O facto de o país estar a passar pela pandemia também terá contribuído para as reações negativas. Apesar da escolha de roupa numa fotografia ter sido o tema de maior destaque na discussão, o artigo expôs as ideias da primeira-ministra sobre a exigência do seu trabalho e o equilíbrio entre vida profissional e pessoal. Por outro lado, seguiram-se também manifestações de apoio, como por exemplo a criação da hashtag #imwithsanna através da qual várias mulheres, comuns finlandesas e celebridades nacionais, partilharam fotografias de si próprias semelhantes à de Marin, nas redes sociais.

A política, a pandemia e a guerra

Em dezembro de 2019, Sanna Marin assumiu as rédeas do governo da Finlândia. Com 34 anos foi a primeira-ministra mais jovem do mundo (entretanto o seu recorde foi batido pelos novos líderes de Montenegro e do Chile) e a terceira mulher a ocupar o cargo no seu país. Da maior eleição geral de sempre na Finlândia, em agosto de 2020, saiu o governo que lidera, com uma coligação de cinco partidos de esquerda (quatro deles liderados por mulheres com menos de 35 anos, aquando da formação do Governo). “Temos de garantir que estamos a construir uma sociedade de uma forma que não seja apenas social e economicamente sustentável, mas também ambientalmente sustentável”, disse Marin à Vogue, definindo alguns dos objetivos do seu mandato.

Desde que chegou ao poder já teve de lidar com a pandemia de Covid-19 e a guerra na Ucrânia que, por alguns momentos, também pôs a Finlândia no centro das notícias. O mundo voltou a ouvir falar de Marin, porque o seu país deu o passo histórico de pedir adesão à NATO, ignorando as ameaças de Vladimir Putin, num momento de grande tensão geopolítica. Em maio visitou a Ucrânia e foi fotografada ao lado do presidente Volodymyr Zelensky, declarando apoio ao país invadido.

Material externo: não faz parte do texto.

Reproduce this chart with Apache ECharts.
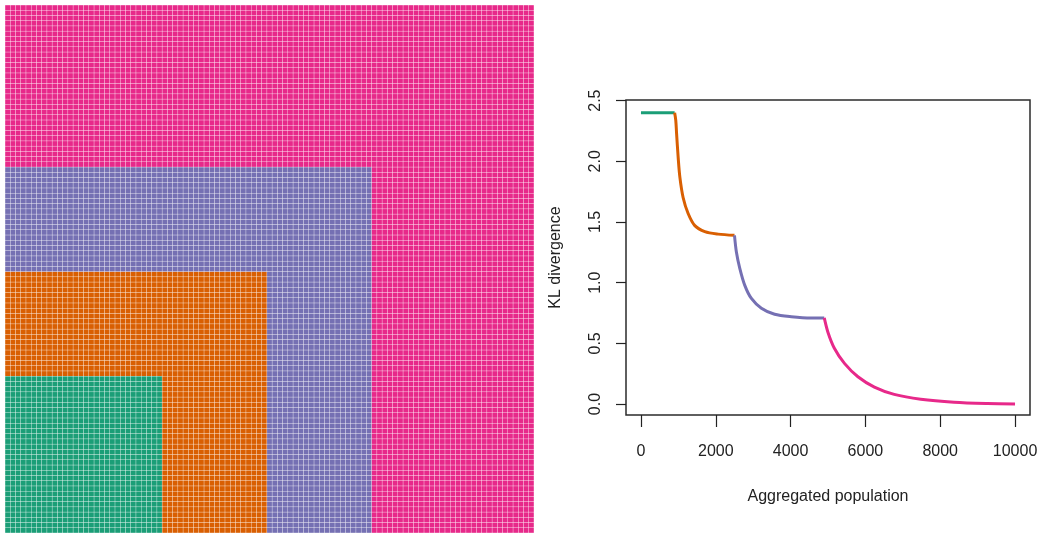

Líder finlandesa reúne-se com Zelensky na primeira visita a Kiev em guerra

Sanna Marin Pertence ao Partido Social Democrata da Finlândia (de centro esquerda) e começou por se juntar à juventude do partido em 2006, da qual foi vice-presidente entre 2010 e 2012. A carreira política passou pela Câmara Municipal de Tempere (cidade onde vivia), é membro do Parlamento desde 2015 e em 2019 tornou-se Ministra dos Transportes e Comunicações durante pouco mais de um ano. “Quando estava no liceu, sentia que as pessoas que faziam política eram diferentes e vinham de um contexto diferente do meu. Na altura, não pensava ser possível eu própria me envolver”, conta Marin, citada pelo Daily Mail.